Ashley and Scott Mason are an awesome couple here in Asheboro. I work with Ashley at The Table and have gotten to know Scott from him hanging out at the restaurant. Scott and Ashley met each other at a Krispy Kreme 5k race, which led to a Krispy Kreme donuts cake at their wedding. They are two energetic, fun, and incredibly loving people. Unlike the typical married couple in America, Ashley and Scott have been facing immigration issues because Scott is from England. Because the government wants to stop transnational marriages only to gain citizenship, they must go through an intense, long process involving much paperwork, interviews (to ensure their marriage is authentic), and time. They have been in a period of waiting: waiting for their papers to get pushed, waiting for Scott to be able to legally work, waiting to sign a lease without the chance of deportation, waiting for certainty. They are currently living in a house with sketchy plumbing, no working oven, little furniture, and packed away boxes. In exchange of free rent, Scott and Ashley are renovating the house for their friend who is trying to flip it. As the two of them work through a time of uncertainty and learning to simply wait, I hope to capture their unique story within a larger issue of immigration and transnational marriage.
My love for digital retouching/editing has been slow going. I have a hard time sitting in front of a computer for hours practicing my bad posture.

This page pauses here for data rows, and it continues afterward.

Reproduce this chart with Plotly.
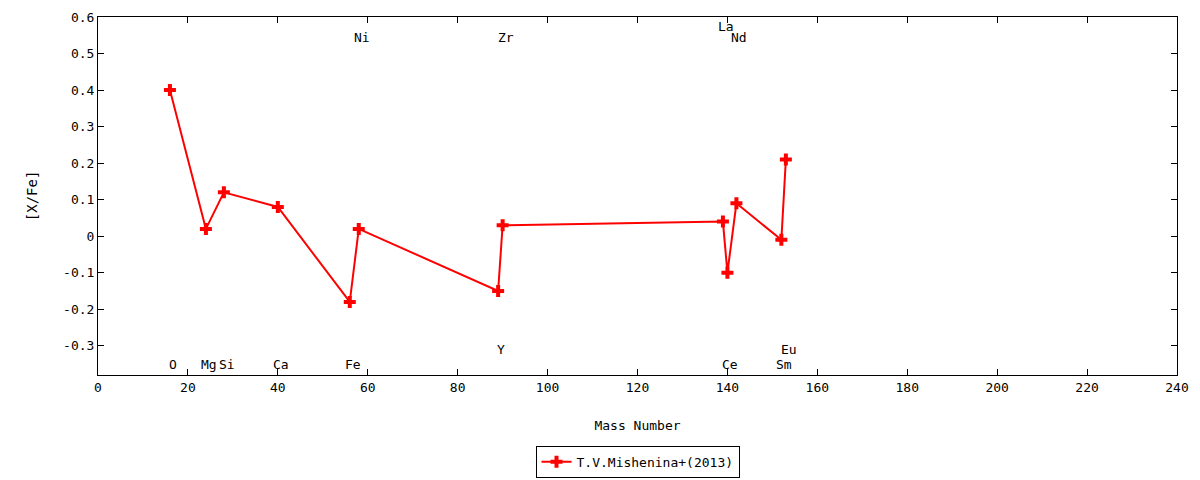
import plotly.graph_objects as go

elements = ["O", "Mg", "Si", "Ca", "Fe", "Ni", "Y", "Zr", "La", "Ce", "Nd", "Sm", "Eu"]
mass_numbers = [16, 24, 28, 40, 56, 58, 89, 90, 139, 140, 142, 152, 153]
x_fe = [0.40, 0.02, 0.12, 0.08, -0.18, 0.02, -0.15, 0.03, 0.04, -0.10, 0.09, -0.01, 0.21]
label_y = [-0.35, -0.35, -0.35, -0.35, -0.35, 0.545, -0.31, 0.545, 0.573, -0.35, 0.545, -0.35, -0.31]
x_ticks = list(range(0, 241, 20))
y_ticks = [0.6, 0.5, 0.4, 0.3, 0.2, 0.1, 0, -0.1, -0.2, -0.3]
y_tick_text = ["0.6", "0.5", "0.4", "0.3", "0.2", "0.1", "0", "-0.1", "-0.2", "-0.3"]

FONT = "DejaVu Sans Mono"

fig = go.Figure()
fig.add_trace(go.Scatter(
    x=mass_numbers, y=x_fe, mode="lines+markers",
    name="T.V.Mishenina+(2013)",
    line=dict(color="#ff0000", width=2),
    marker=dict(symbol="cross", size=10, color="#ff0000", line=dict(width=0)),
))

for el, mx, ly in zip(elements, mass_numbers, label_y):
    fig.add_annotation(x=mx, y=ly, text=el, showarrow=False, xshift=3,
                       font=dict(family=FONT, size=13, color="black"),
                       xanchor="center", yanchor="middle")

# y-axis title placed as a rotated annotation
fig.add_annotation(xref="paper", yref="paper", x=-0.061, y=0.5, text="[X/Fe]",
                   textangle=-90, showarrow=False, xanchor="center", yanchor="middle",
                   font=dict(family=FONT, size=14, color="black"))

axis_common = dict(
    showgrid=False, zeroline=False, showline=True, linecolor="black", linewidth=1,
    mirror="allticks", ticks="inside", ticklen=6, tickcolor="black",
    tickfont=dict(family=FONT, size=13, color="black"),
)

fig.update_xaxes(range=[0, 240], tickvals=x_ticks, automargin=True,
                 title=dict(text="Mass Number", font=dict(family=FONT, size=13, color="black"), standoff=27),
                 **axis_common)
fig.update_yaxes(range=[-0.38, 0.6], tickvals=y_ticks, ticktext=y_tick_text, automargin=True,
                 **axis_common)

fig.update_layout(
    width=1192, height=472,
    margin=dict(l=90, r=23, t=9, b=105, autoexpand=False),
    plot_bgcolor="white", paper_bgcolor="white",
    font=dict(family=FONT, size=13, color="black"),
    showlegend=True,
    legend=dict(orientation="h", x=0.5, xanchor="center", y=-0.198, yanchor="top",
                bordercolor="black", borderwidth=1, bgcolor="white",
                font=dict(family=FONT, size=13, color="black")),
)

fig.write_html("out.html")
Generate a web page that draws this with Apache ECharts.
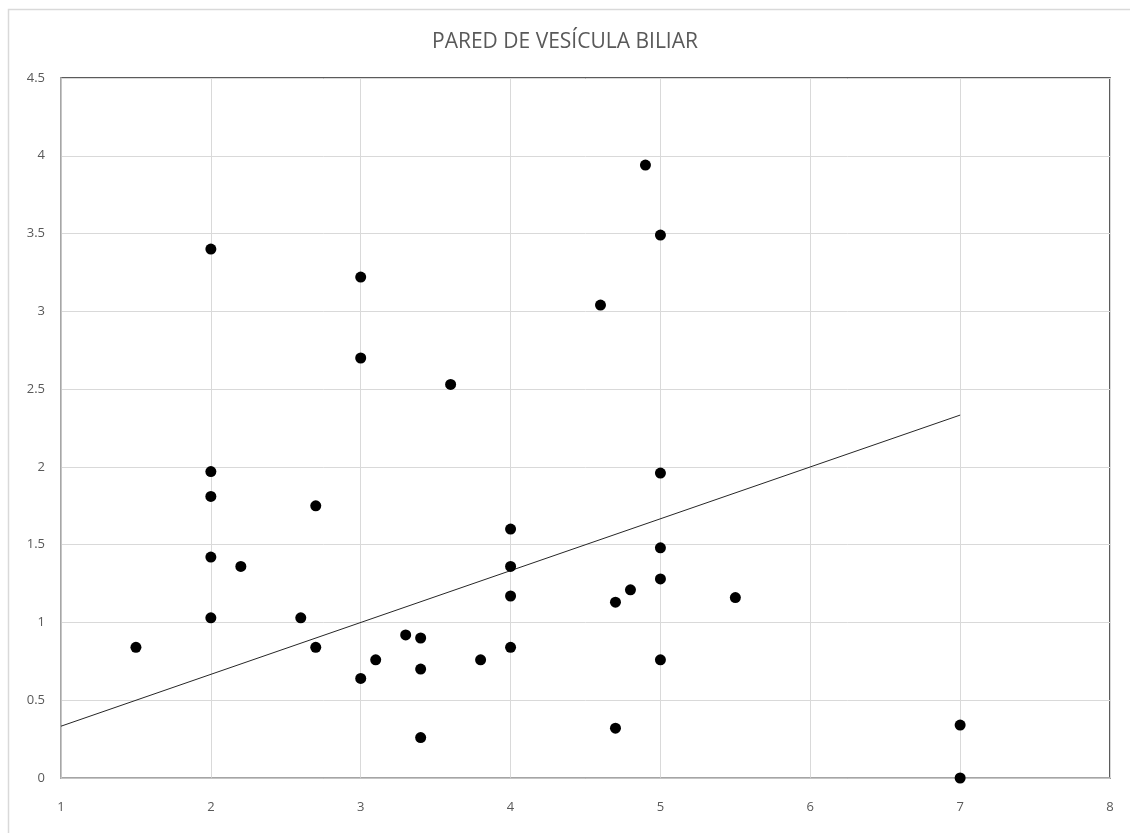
<!DOCTYPE html>
<html><head><meta charset="utf-8">
<script src="https://cdn.jsdelivr.net/npm/echarts@6/dist/echarts.min.js"></script>
<style>html,body{margin:0;padding:0;background:#fff}#c{width:1130px;height:833px}</style>
</head><body><div id="c"></div>
<script>
const title = 'PARED DE VESÍCULA BILIAR';
const xValues = [1.5,2,2,2,2,2,2.2,2.6,2.7,2.7,3,3,3,3.1,3.3,3.4,3.4,3.4,3.6,3.8,4,4,4,4,4.6,4.7,4.7,4.8,4.9,5,5,5,5,5,5.5,7,7];
const yValues = [0.84,3.40,1.97,1.81,1.42,1.03,1.36,1.03,1.75,0.84,3.22,2.70,0.64,0.76,0.92,0.90,0.70,0.26,2.53,0.76,1.60,1.36,1.17,0.84,3.04,1.13,0.32,1.21,3.94,3.49,1.96,1.48,1.28,0.76,1.16,0.34,0.00];
const trendX = [1, 7];
const trendY = [0.333, 2.333];

const points = xValues.map((x, i) => [x, yValues[i]]);
const trend = trendX.map((x, i) => [x, trendY[i]]);
const font = '"Open Sans", "Noto Sans", sans-serif';
const chart = echarts.init(document.getElementById('c'), null, {renderer: 'canvas'});
chart.setOption({
  animation: false,
  backgroundColor: '#fff',
  graphic: [{
    type: 'rect', left: 6, top: 7, silent: true,
    shape: {width: 1140, height: 840},
    style: {fill: 'none', stroke: '#d9d9d9', lineWidth: 1.5}
  }],
  title: {
    text: title, left: 'center', top: 27,
    textStyle: {fontFamily: font, fontSize: 21, fontWeight: 'normal', color: '#595959'}
  },
  grid: {left: 61, right: 20, top: 78, bottom: 55, show: true, borderColor: '#262626', borderWidth: 1.5, backgroundColor: 'transparent'},
  xAxis: {
    type: 'value', min: 1, max: 8, interval: 1,
    axisLine: {show: true, onZero: false, lineStyle: {color: '#bfbfbf', width: 1.5}},
    axisTick: {show: false},
    axisLabel: {color: '#595959', fontFamily: font, fontSize: 13, margin: 23},
    splitLine: {show: true, lineStyle: {color: '#d9d9d9', width: 1}}
  },
  yAxis: {
    type: 'value', min: 0, max: 4.5, interval: 0.5,
    axisLine: {show: true, lineStyle: {color: '#bfbfbf', width: 1.5}},
    axisTick: {show: false},
    axisLabel: {color: '#595959', fontFamily: font, fontSize: 13, margin: 16},
    splitLine: {show: true, lineStyle: {color: '#d9d9d9', width: 1}}
  },
  series: [
    {type: 'line', data: trend, symbol: 'none', lineStyle: {color: '#262626', width: 1}, z: 2},
    {type: 'scatter', data: points, symbol: 'circle', symbolSize: 11, itemStyle: {color: '#000', opacity: 1}, z: 3}
  ]
});
</script></body></html>
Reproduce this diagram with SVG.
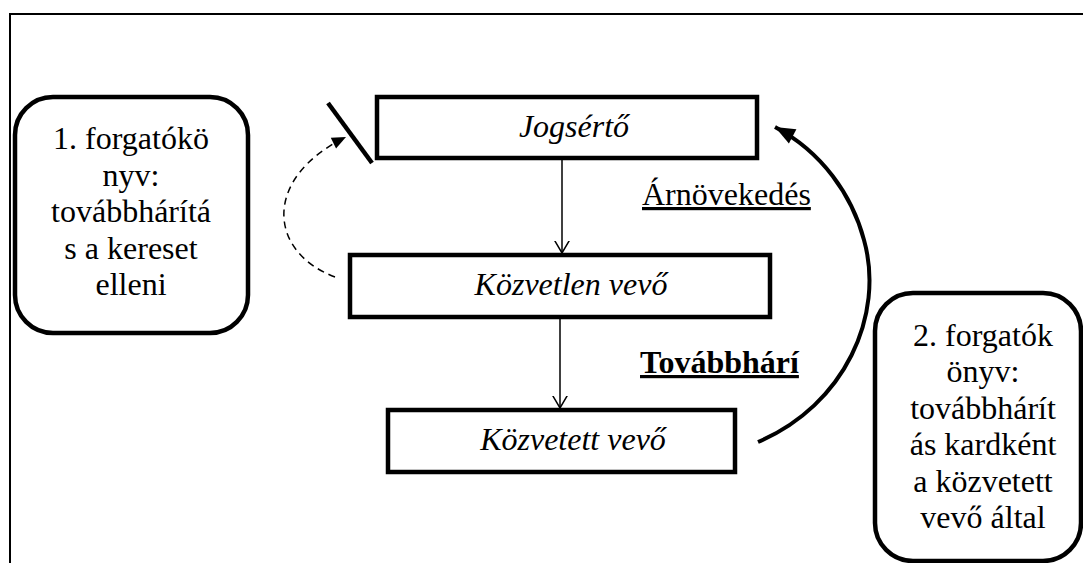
<svg xmlns="http://www.w3.org/2000/svg" width="1083" height="563" viewBox="0 0 1083 563" font-family="Liberation Serif, Times New Roman, DejaVu Serif, serif">
<defs>
<style>
.box{fill:#fff;stroke:#000;stroke-width:4.5}
.rbox{fill:#fff;stroke:#000;stroke-width:4.5}
.t{font-size:32px;fill:#000}
.i{font-style:italic}
.c{text-anchor:middle}
.thin{fill:none;stroke:#000;stroke-width:1.5}
</style>
<marker id="open" markerUnits="userSpaceOnUse" markerWidth="24" markerHeight="24" viewBox="-12 -12 24 24" refX="0" refY="0" orient="auto">
<path d="M-17,-10 L0,0 L-17,10" fill="none" stroke="#000" stroke-width="1.5"/>
</marker>
<marker id="solid" markerUnits="userSpaceOnUse" markerWidth="30" markerHeight="30" viewBox="-25 -15 30 30" refX="0" refY="0" orient="auto">
<path d="M-20,-8 L0,0 L-20,8 Z" fill="#000"/>
</marker>
<marker id="solidS" markerUnits="userSpaceOnUse" markerWidth="24" markerHeight="24" viewBox="-18 -12 24 24" refX="0" refY="0" orient="auto">
<path d="M-14,-6 L0,0 L-14,6 Z" fill="#000"/>
</marker>
</defs>
<rect width="1083" height="563" fill="#fff"/>
<path d="M10,563 V14 H1083" fill="none" stroke="#000" stroke-width="2"/>

<g id="connectors">
<line class="thin" x1="562" y1="159" x2="562" y2="253" marker-end="url(#open)"/>
<line class="thin" x1="560" y1="319" x2="560" y2="408" marker-end="url(#open)"/>
<path d="M758,442 C845,405 885,315 864,240 C852,195 822,152 775,127" fill="none" stroke="#000" stroke-width="4" marker-end="url(#solid)"/>
<path d="M335,277 C268,252 262,178 346,137" fill="none" stroke="#000" stroke-width="1.5" stroke-dasharray="7,5" marker-end="url(#solidS)"/>
<line x1="328" y1="103" x2="372" y2="163" stroke="#000" stroke-width="4.5"/>
</g>

<g id="node-left">
<rect class="rbox" x="15" y="97" width="233" height="236" rx="38"/>
<text class="t c" x="131" y="149">1. forgatókö</text>
<text class="t c" x="131" y="186">nyv:</text>
<text class="t c" x="131" y="222">továbbhárítá</text>
<text class="t c" x="131" y="259">s a kereset</text>
<text class="t c" x="131" y="295">elleni</text>
</g>

<g id="node-jogserto">
<rect class="box" x="377" y="97" width="380" height="61"/>
<text class="t i c" x="574" y="137">Jogsértő</text>
</g>

<g id="node-kozvetlen">
<rect class="box" x="350" y="255" width="420" height="62"/>
<text class="t i c" x="571" y="295">Közvetlen vevő</text>
</g>

<g id="node-kozvetett">
<rect class="box" x="388" y="410" width="347" height="62"/>
<text class="t i c" x="573" y="450">Közvetett vevő</text>
</g>

<g id="label-arnovekedes">
<text class="t" x="642" y="205" text-decoration="underline">Árnövekedés</text>
</g>
<g id="label-tovabbhari">
<text class="t" x="640" y="373" font-weight="bold" text-decoration="underline">Továbbhárí</text>
</g>

<g id="node-right">
<rect class="rbox" x="875" y="293" width="206" height="268" rx="38"/>
<text class="t c" x="983" y="346">2. forgatók</text>
<text class="t c" x="983" y="382">önyv:</text>
<text class="t c" x="983" y="419">továbbhárít</text>
<text class="t c" x="983" y="455">ás kardként</text>
<text class="t c" x="983" y="492">a közvetett</text>
<text class="t c" x="983" y="528">vevő által</text>
</g>
</svg>
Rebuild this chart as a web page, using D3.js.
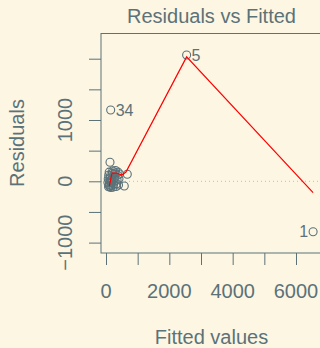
<!DOCTYPE html>
<html>
<head>
<meta charset="utf-8">
<script src="https://cdn.jsdelivr.net/npm/d3@7"></script>
<style>
  html, body { margin: 0; padding: 0; background: #fdf6e3; }
  svg { display: block; font-family: "Liberation Sans", Arial, sans-serif; }
</style>
</head>
<body>
<div id="chart"></div>
<script>
const obsId = [1, 5, 34, 2, 3, 4, 6, 7, 8, 9, 10, 11, 12, 13, 14, 15, 16, 17, 18, 19, 20,
    21, 22, 23, 24, 25, 26, 27, 28, 29, 30, 31, 32, 33, 35, 36, 37, 38, 39, 40];
const fitted = [6540, 2546, 148, 126, 577, 672, 80, 95, 110, 120, 130, 140, 150, 165, 175, 190,
    200, 210, 225, 240, 255, 270, 285, 300, 320, 335, 350, 365, 380, 395, 410, 430,
    60, 70, 85, 100, 115, 135, 160, 260];
const resid = [-822, 2060, 1163, 310, -77, 114, -90, -60, -30, 10, 50, 90, -100, -70, -20, 30,
    130, 170, -95, -50, 0, 60, 140, 175, -85, -40, 20, 100, 150, -60, 40, 120,
    -20, 40, 100, 150, -80, -5, 20, 110];
const labelled = [1, 5, 34];

// smoother (red) through the points
const smoothFitted = [104, 189, 315, 505, 630, 2546, 6540];
const smoothResid = [-77, 135, 135, 103, 152, 2030, -186];

const xTicks = [0, 1000, 2000, 3000, 4000, 5000, 6000, 7000];
const xTickLabels = [0, 2000, 4000, 6000];
const yTicks = [-1000, -500, 0, 500, 1000, 1500, 2000];
const yTickLabels = [-1000, 0, 1000];

const width = 320;
const height = 348;
const ink = '#5b7279';
const box = { left: 101, top: 33.5, right: 340, bottom: 253 };

const svg = d3.select('#chart')
    .append('svg')
    .attr('width', width)
    .attr('height', height);

svg.append('rect')
    .attr('width', width)
    .attr('height', height)
    .attr('fill', '#fdf6e3');

const xScale = d3.scaleLinear().domain([0, 6000]).range([106, 296]);
const yScale = d3.scaleLinear().domain([0, 2000]).range([181.3, 58.7]);

// zero reference line
svg.append('line')
    .attr('x1', box.left).attr('x2', box.right)
    .attr('y1', yScale(0)).attr('y2', yScale(0))
    .attr('stroke', '#bebebe')
    .attr('stroke-width', 1)
    .attr('stroke-dasharray', '1,3');

// axes
const xAxis = svg.append('g')
    .attr('transform', `translate(0, ${box.bottom})`)
    .call(d3.axisBottom(xScale).tickValues(xTicks).tickFormat('').tickSize(12).tickSizeOuter(0));
const yAxis = svg.append('g')
    .attr('transform', `translate(${box.left}, 0)`)
    .call(d3.axisLeft(yScale).tickValues(yTicks).tickFormat('').tickSize(12).tickSizeOuter(0));
[xAxis, yAxis].forEach((g) => {
    g.select('.domain').remove();
    g.selectAll('line').attr('stroke', ink).attr('stroke-width', 1);
});

svg.append('g')
    .selectAll('text')
    .data(xTickLabels)
    .join('text')
    .attr('x', (d) => xScale(d))
    .attr('y', 297.5)
    .attr('text-anchor', 'middle')
    .attr('font-size', 20)
    .attr('fill', ink)
    .text((d) => String(d));

svg.append('g')
    .selectAll('text')
    .data(yTickLabels)
    .join('text')
    .attr('transform', (d) => `translate(71.5, ${yScale(d)}) rotate(-90)`)
    .attr('text-anchor', 'middle')
    .attr('font-size', 20)
    .attr('fill', ink)
    .text((d) => (d < 0 ? '\u2212' + Math.abs(d) : String(d)));

// plot box
svg.append('rect')
    .attr('x', box.left)
    .attr('y', box.top)
    .attr('width', box.right - box.left)
    .attr('height', box.bottom - box.top)
    .attr('fill', 'none')
    .attr('stroke', ink)
    .attr('stroke-width', 1);

// points
const points = obsId.map((id, i) => ({ id, f: fitted[i], r: resid[i] }));
svg.append('g')
    .selectAll('circle')
    .data(points)
    .join('circle')
    .attr('cx', (d) => xScale(d.f))
    .attr('cy', (d) => yScale(d.r))
    .attr('r', 4)
    .attr('fill', 'none')
    .attr('stroke', ink)
    .attr('stroke-width', 1.1);

// smoother
const smooth = smoothFitted.map((f, i) => [f, smoothResid[i]]);
svg.append('path')
    .datum(smooth)
    .attr('d', d3.line().x((d) => xScale(d[0])).y((d) => yScale(d[1])))
    .attr('fill', 'none')
    .attr('stroke', '#ff0000')
    .attr('stroke-width', 1.2);

// labels for the extreme points
const midF = (d3.min(fitted) + d3.max(fitted)) / 2;
svg.append('g')
    .selectAll('text')
    .data(points.filter((d) => labelled.includes(d.id)))
    .join('text')
    .attr('x', (d) => xScale(d.f) + (d.f > midF ? -5 : 5))
    .attr('y', (d) => yScale(d.r) + 5.5)
    .attr('text-anchor', (d) => (d.f > midF ? 'end' : 'start'))
    .attr('font-size', 16)
    .attr('fill', ink)
    .text((d) => d.id);

// titles
svg.append('text')
    .attr('x', 211.5).attr('y', 22.5)
    .attr('text-anchor', 'middle')
    .attr('font-size', 20)
    .attr('fill', ink)
    .text('Residuals vs Fitted');

svg.append('text')
    .attr('x', 211.5).attr('y', 344)
    .attr('text-anchor', 'middle')
    .attr('font-size', 20)
    .attr('fill', ink)
    .text('Fitted values');

svg.append('text')
    .attr('transform', `translate(24, 143) rotate(-90)`)
    .attr('text-anchor', 'middle')
    .attr('font-size', 20)
    .attr('fill', ink)
    .text('Residuals');
</script>
</body>
</html>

Within an hour I begin having periodic moments of intense flailing in an attempt to fight off the insanity creeping in. BUT, I will say, that after putting in 10, 20 hours of editing and finishing an image, it’s worth it—for about a second. For our last assignment in Digital Imaging we had to make a composite using at least six different photos. I learned a whole lot about Photoshop trying to put this composite together. I was forced to learn different techniques to get the look I was going for. I can’t say I would want to create images like this a lot, but I am glad that I know I would be able to make it look like I was hanging out with my zoo homies if I ever needed an alibi.
I haven’t posted any sports photos on my blog thus far, and it’s probably because I’m not the biggest fan of shooting sports. As a photojournalism student, however, I’ve learned to somewhat enjoy it. Football has been fun to shoot, despite all of my efforts since I was a young one not to attend football games (things have changed after getting married to a former football player). I’ve enjoyed the people watching and the exercise. I’ve learned that you have to move around a lot shooting football in order to get good shots. We’ve moved on to soccer this week, which I’m pretty sure I like photographing. It’s easier, its during the day for the most part, and the action continues rather than stops every 10 seconds. Here is my first take from my first soccer game EV-VER.
This week’s theme for our photo-a-day project is shadows. I’v been trying to avoid the typical long shadow on the ground photo. I’ve always loved photos where the subject straddles the hot light and the shadows. Shadows create dimension and focus within an image that you just can’t beat. I’ve bombed a few days with awful photos from either lack of time or lack of creativity, but I’m kind of a big fan of this photo.